Retype nothing but the lines from the start of the material up to and including the line with "plt.rcParams['font.family'] = ['Liberation". Pictures don't belong in the copy.
>> Start Provided material
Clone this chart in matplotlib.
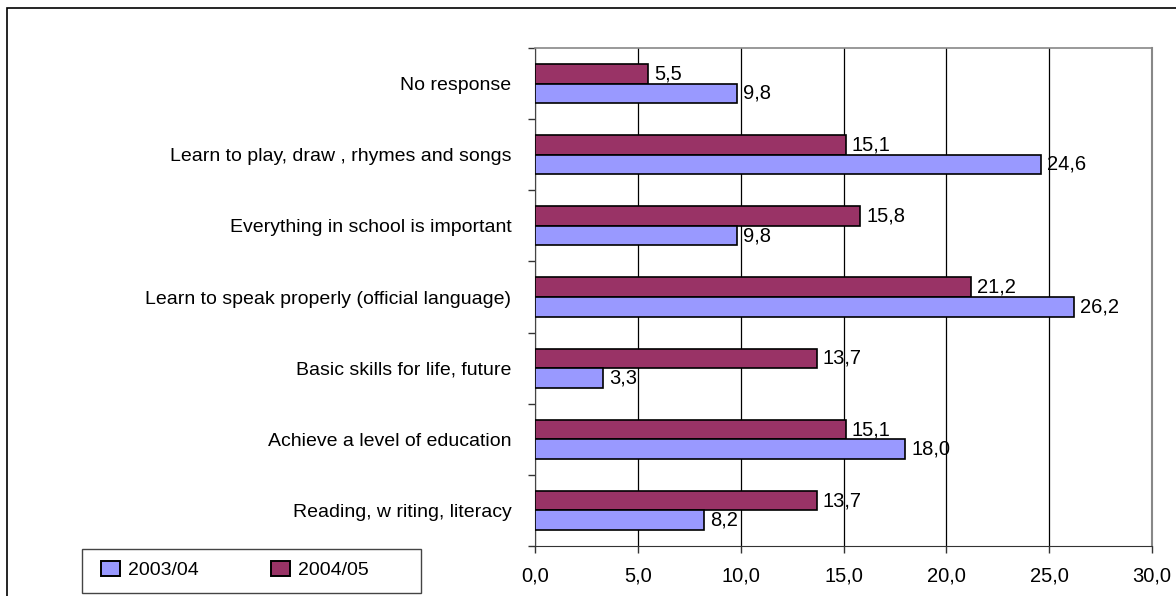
import matplotlib
matplotlib.use("Agg")
import matplotlib.pyplot as plt
from matplotlib.patches import Patch, Rectangle

plt.rcParams['font.family'] = ['Liberation Sans', 'DejaVu Sans']

categories = ["No response",
              "Learn to play, draw , rhymes and songs",
              "Everything in school is important",
              "Learn to speak properly (official language)",
              "Basic skills for life, future",
              "Achieve a level of education",
              "Reading, w riting, literacy"]
series_names = ["2003/04", "2004/05"]
values_2003 = [9.8, 24.6, 9.8, 26.2, 3.3, 18.0, 8.2]
values_2004 = [5.5, 15.1, 15.8, 21.2, 13.7, 15.1, 13.7]
x_ticks = [0, 5, 10, 15, 20, 25, 30]

color_2003 = "#9999FF"
color_2004 = "#993366"

W, H = 1176, 596
fig = plt.figure(figsize=(W / 100, H / 100), dpi=100)
ax = fig.add_axes([535 / W, 1 - 546 / H, (1152 - 535) / W, (546 - 48) / H])

n = len(categories)
centers = list(range(n))
bh = 0.275
y04 = [c - bh / 2 for c in centers]
y03 = [c + bh / 2 for c in centers]

ax.barh(y04, values_2004, height=bh, color=color_2004, edgecolor="black", linewidth=1.2, zorder=3)
ax.barh(y03, values_2003, height=bh, color=color_2003, edgecolor="black", linewidth=1.2, zorder=3)

def fmt(v):
    return f"{v:.1f}".replace(".", ",")

FS_VAL = 14.5
FS_CAT = 14
for y, v in zip(y04, values_2004):
    ax.text(v + 0.3, y, fmt(v), va="center", ha="left", fontsize=FS_VAL, zorder=4)
for y, v in zip(y03, values_2003):
    ax.text(v + 0.3, y, fmt(v), va="center", ha="left", fontsize=FS_VAL, zorder=4)

ax.set_xlim(0, 30)
ax.set_ylim(n - 0.5, -0.5)
ax.set_xticks(x_ticks)
ax.set_xticklabels([fmt(t) for t in x_ticks], fontsize=FS_VAL)
ax.tick_params(axis="x", direction="out", length=5, width=1, pad=10, colors="#333333", labelcolor="black")

ax.set_yticks(centers)
ax.set_yticklabels(categories, fontsize=FS_CAT)
ax.tick_params(axis="y", which="major", length=0, pad=17)
ax.set_yticks([c - 0.5 for c in centers] + [n - 0.5], minor=True)
ax.tick_params(axis="y", which="minor", direction="out", length=5, width=1, colors="#333333")

ax.grid(axis="x", color="black", linewidth=0.9, zorder=1)
ax.set_axisbelow(True)
ax.spines["top"].set_color("#888888")
ax.spines["right"].set_color("#888888")
ax.spines["right"].set_linewidth(1.5)
ax.spines["top"].set_linewidth(1.2)
ax.spines["left"].set_color("#444444")
ax.spines["bottom"].set_color("#333333")

# legend frame drawn as a rectangle, entries placed inside
fig.patches.append(Rectangle((82 / W, 1 - 593 / H), (421 - 82) / W, (593 - 549) / H,
                             transform=fig.transFigure, fill=False,
                             edgecolor="#444444", linewidth=1.0))
handles = [Patch(facecolor=color_2003, edgecolor="black", linewidth=1.4),
           Patch(facecolor=color_2004, edgecolor="black", linewidth=1.4)]
LFS = 14
em = LFS * 100 / 72
leg = fig.legend(handles, series_names, loc="center left",
                 bbox_to_anchor=(101 / W, 1 - 570 / H), ncol=2, fontsize=LFS,
                 frameon=False, handlelength=19 / em, handleheight=15 / em,
                 handletextpad=8 / em, columnspacing=72 / em,
                 borderpad=0, borderaxespad=0)

# outer chart border (left and top visible)
fig.patches.append(Rectangle((7 / W, -0.1), 1.2, 1 - 8 / H + 0.1, transform=fig.transFigure,
                             fill=False, edgecolor="black", linewidth=1.2, clip_on=False))

fig.savefig("out.png", dpi=100)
>> End Provided material
Written response —
Clone this chart in matplotlib.
import matplotlib
matplotlib.use("Agg")
import matplotlib.pyplot as plt
from matplotlib.patches import Patch, Rectangle

plt.rcParams['font.family'] = ['Liberation Sans', 'DejaVu Sans']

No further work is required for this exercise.